Human trials looking at very-early intervention have similarly suggested possible harm. I mention two recent studies here. VECTORS (Very Early Constraint-Induced Movement during Stroke Rehabilitation) enrolled 52 patients with stroke randomized approximately 10 days post-stroke to two levels of intensity of constraint-induced movement therapy (CIMT; the high CIMT group received an extra hour per day of CIMT) versus standard upper extremity. At 90 days, the ARAT (primary outcome measure) was worse for the high CIMT group [20]. In the AVERT trial (A Very Early Rehabilitation Trial after stroke), 2104 patients were enrolled and received either a median time to mobilization of 18.5 h with a median of 31 min spent daily out-of-bed (early group) versus a median time to mobilization of 22.4 h with a median of 10 min spent daily out-of-bed (usual care group) [44••]. The main and only significant result was that 46% of the early group had a favorable modified Rankin Scale outcome, whereas 50% did in the usual care group.

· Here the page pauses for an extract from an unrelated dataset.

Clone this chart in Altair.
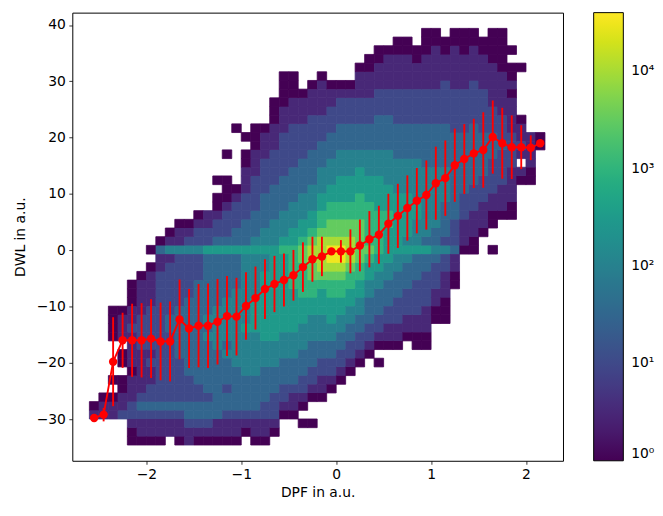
import altair as alt
import pandas as pd

# ---- 2D histogram ----
# x bins: 0.1 wide starting at -2.6 ; y bins: 1.5417 tall starting at -34.6
X_START = -2.6
X_STEP = 0.1
Y_START = -34.6
Y_STEP = 1.5417

# one string per x-bin column, characters from bottom row to top row
# '.' = empty bin, digit d = count of about 10**(d/2)
COLS = [
    "...10... ........ ........ ........ ........ ........",
    "...110.. ........ ........ ........ ........ ........",
    "...110.0 ....0000 ........ ........ ........ ........",
    "...21100 .00.1110 ........ ........ ........ ........",
    "00122111 01111211 000..... ........ ........ ........",
    "01123211 11122221 1110.... ........ ........ ........",
    "01123221 12122222 11110.0. ........ ........ ........",
    "01123222 22222222 22221130 ........ ........ ........",
    ".1123222 22222332 22222141 0....... ........ ........",
    "01123222 22333333 22222241 10...... ........ ........",
    "11233222 33333333 32222242 10...... ........ ........",
    "01233223 33333333 33322242 210..... ........ ........",
    "01233233 33334343 33333352 211..... ........ ........",
    "01133333 33344444 33333353 22100.0. ........ ........",
    "01123323 33434444 43333353 2221000. .0...... ........",
    "01123333 34444444 44333353 322210.. ....0... ........",
    ".0123333 44444544 44444453 33222111 00.0.... ........",
    "01123333 44444555 54444454 33322221 11000... ........",
    "01122333 34445555 55554454 43333222 21110... ........",
    ".0122233 34445555 55555554 44333322 22111000 ........",
    "...01223 33444555 55555565 44433332 22221110 000.....",
    "...01123 33444555 55666665 54443333 22222111 000.....",
    "..0.0122 33344455 56666776 55444333 32222111 0.......",
    "..0..012 23334445 56677887 65544433 33222211 10......",
    ".....011 22334445 55678888 76655444 33322211 110.....",
    "......01 22334455 56678998 77665544 43332221 10......",
    ".......0 12233445 56678998 77665554 44333222 10......",
    "........ 01223344 55667888 77665554 44333222 10......",
    "........ .0122334 45566777 77666555 44333222 1110....",
    "........ ..012233 34455676 66665554 44333222 11100...",
    "........ .0.01223 33445566 66655554 44333322 211100..",
    "........ ...01122 33344555 56655544 44333322 211110..",
    "........ ...01122 23334455 55555444 43333222 2111100.",
    "........ ....0112 22333454 55555444 43333222 2111100.",
    "........ ...00112 22233354 44554444 43333222 211100..",
    "........ ...00111 22223353 44444444 33333222 21111000",
    "........ ......00 11222343 34444444 33333222 21111100",
    "........ ......00 01112242 33334444 33333222 2211100.",
    "........ ........ ..001132 22333333 33332222 21111100",
    "........ ........ ......01 11222333 33332222 21111000",
    "........ ........ ......00 11122233 33333222 22111100",
    "........ ........ ........ 01112223 33332222 2111100.",
    "........ ........ ......0. .0011222 23332221 11110000",
    "........ ........ ........ ..011122 22322211 11100000",
    "........ ........ ........ ..001111 22221111 0100.0..",
    "........ ........ ........ ......01 .12110.. ...0....",
    "........ ........ ........ ......00 1111.... ........",
    "........ ........ ........ ........ ..00.... ........",
]

# ---- binned means with standard deviation (red error bars) ----
XC = [-2.55, -2.45, -2.35, -2.25, -2.15, -2.05, -1.95, -1.85, -1.75, -1.65,
      -1.55, -1.45, -1.35, -1.25, -1.15, -1.05, -0.95, -0.85, -0.75, -0.65,
      -0.55, -0.45, -0.35, -0.25, -0.15, -0.05, 0.05, 0.15, 0.25, 0.35,
      0.45, 0.55, 0.65, 0.75, 0.85, 0.95, 1.05, 1.15, 1.25, 1.35,
      1.45, 1.55, 1.65, 1.75, 1.85, 1.95, 2.05, 2.15]
MEAN = [-29.8, -29.2, -19.8, -16.0, -16.0, -16.0, -15.7, -16.2, -16.2, -12.3,
        -13.9, -13.4, -13.4, -12.7, -11.7, -11.8, -9.9, -8.5, -6.9, -6.0,
        -5.3, -4.45, -3.0, -1.6, -1.1, -0.2, -0.2, -0.2, 0.85, 1.95,
        2.75, 4.7, 6.1, 7.5, 8.8, 9.8, 11.9, 12.8, 15.1, 16.2,
        17.2, 17.8, 20.1, 19.0, 18.3, 18.3, 18.2, 19.0]
STD = [0.6, 1.2, 7.9, 4.9, 6.5, 6.6, 7.0, 6.9, 7.1, 7.1,
       7.0, 7.4, 7.5, 7.6, 7.1, 6.9, 6.0, 5.6, 5.3, 5.0,
       4.7, 4.5, 4.4, 4.0, 3.5, 0.5, 2.0, 3.9, 4.6, 5.0,
       5.15, 5.33, 5.7, 5.8, 5.8, 6.15, 6.5, 6.7, 6.5, 6.2,
       6.15, 6.7, 6.5, 6.3, 5.65, 3.9, 2.2, 0.3]

cells = []
for c, col in enumerate(COLS):
    s = col.replace(" ", "")
    assert len(s) == 48, (c, len(s))
    for r, ch in enumerate(s):
        if ch != ".":
            cnt = round(10 ** (int(ch) / 2.0), 2)
            cells.append({
                "x0": round(X_START + c * X_STEP, 4),
                "x1": round(X_START + (c + 1) * X_STEP, 4),
                "y0": round(Y_START + r * Y_STEP, 4),
                "y1": round(Y_START + (r + 1) * Y_STEP, 4),
                "count": cnt,
            })
hist = pd.DataFrame(cells)

err = pd.DataFrame({"x": XC, "mean": MEAN, "std": STD})
err["lo"] = err["mean"] - err["std"]
err["hi"] = err["mean"] + err["std"]

FONT = "DejaVu Sans"
xscale = alt.Scale(domain=[-2.78, 2.39], nice=False, zero=False)
yscale = alt.Scale(domain=[-37.4, 42.2], nice=False, zero=False)
cscale = alt.Scale(type="log", domain=[1, 40000], scheme="viridis")

# outline layer underneath the cells: hides anti-aliasing seams between cells
edges = alt.Chart(hist).mark_rect(filled=False, strokeWidth=0.8).encode(
    x=alt.X("x0:Q", scale=xscale,
            axis=alt.Axis(title="DPF in a.u.", values=[-2, -1, 0, 1, 2],
                          format="d", titlePadding=4)),
    x2="x1:Q",
    y=alt.Y("y0:Q", scale=yscale,
            axis=alt.Axis(title="DWL in a.u.",
                          values=[-30, -20, -10, 0, 10, 20, 30, 40],
                          format="d", titlePadding=9)),
    y2="y1:Q",
    color=alt.Color("count:Q", scale=cscale, legend=None),
)

heat = alt.Chart(hist).mark_rect().encode(
    x=alt.X("x0:Q", scale=xscale),
    x2="x1:Q",
    y=alt.Y("y0:Q", scale=yscale),
    y2="y1:Q",
    color=alt.Color("count:Q", scale=cscale, legend=alt.Legend(
        type="gradient", title=None, orient="right", direction="vertical",
        gradientLength=453, gradientThickness=30,
        values=[1, 10, 100, 1000, 10000],
        labelExpr="'10' + ['⁰','¹','²','³','⁴'][round(log(datum.value)/LN10)]",
        labelFontSize=14, labelFont=FONT, labelColor="black",
        labelOverlap=False, labelOffset=8, offset=31, padding=0,
        gradientStrokeColor="black", gradientStrokeWidth=1)),
)

bars = alt.Chart(err).mark_rule(color="red", strokeWidth=1.9).encode(
    x=alt.X("x:Q", scale=xscale),
    y=alt.Y("lo:Q", scale=yscale),
    y2="hi:Q",
)
line = alt.Chart(err).mark_line(color="red", strokeWidth=1.9).encode(
    x=alt.X("x:Q", scale=xscale),
    y=alt.Y("mean:Q", scale=yscale),
)
pts = alt.Chart(err).mark_circle(color="red", size=72, opacity=1).encode(
    x=alt.X("x:Q", scale=xscale),
    y=alt.Y("mean:Q", scale=yscale),
)

chart = alt.layer(edges, heat, bars, line, pts).resolve_scale(
    color="independent"
).properties(
    width=496, height=453,
    padding={"left": 5, "top": 2, "right": 0, "bottom": 2},
    background="white",
).configure_view(
    stroke="black", strokeWidth=1
).configure_axis(
    labelFont=FONT, labelFontSize=14, labelColor="black",
    titleFont=FONT, titleFontSize=14, titleFontWeight="normal",
    titleColor="black", tickColor="black", tickSize=3.5, tickWidth=0.8,
    labelPadding=3.5, domain=False, grid=False,
)

chart.save("out.html", embed_options={"renderer": "svg", "actions": False})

VECTORS and AVERT suggest that early and more intense intervention may be harmful in humans—a concerning suggestion especially since there is no good evidence that rehabilitative interventions early after stroke help recovery. However, I caution interpreting these trials as a de facto warning against early (and intense) intervention. First, it can be hard to interpret VECTORS and AVERT since they provided no measure of impairment recovery (e.g., there was no FM-UE or kinematic analysis). Reduction of impairment is arguably the key measurement when considering the interaction between rehabilitative input and recovery early post-stroke. Second, in the AVERT trial, a key early rehabilitative intervention distinguishing the experimental from the control group was time-to-mobilization. The early mobilization was associated with a non-significant increased death-rate in the early group (31 patients) compared to the usual care group (19 patients). As such, one must consider that the employed rehabilitative intervention may have potentiated stroke pathology (for example, worsening already impaired auto-regulation, increasing stroke size, increasing risk of hemorrhagic conversion) instead of directly impairing recovery mechanisms. This is a subtle, but important distinction. To say this another way, early mobilization may play a direct role in worsening ischemia and ischemia’s immediate downstream effects rather than impairing the genetic, physiological, and/or structural repair mechanisms important in recovery.

VECTORS and AVERT suggest that nuance is needed when implementing early post-stroke rehabilitation. For example, perhaps in patients with vessel stenoses and/or large infarcts, there is a need to limit time out-of-bedtime in the first few days after stroke. Additionally, these studies suggest that understanding the dose-response curve for a given intervention is important.

Conclusion

There is a unique milieu of enhanced plasticity for 1–3 months post-stroke, and that within this time window, both spontaneous and intervention-mediated recovery from impairment is maximal. Nevertheless, rehabilitative interventions in humans fail to capitalize on the sensitive period.

It remains an open question as to what type of rehabilitative intervention to emphasize in the sensitive period. Answering this question has been hampered by a lack of studies that have tried to significantly change either the dose, frequency, or type of rehabilitative intervention early post-stroke (likely because of logistics, economics, and a scientific concern that “earlier = worse”). As such, I suggest that we need to advocate for (1) earlier intervention and (2) research into novel types of interventions that are based on sound scientific theory addressing mechanisms of action and marked by relevant outcome measures.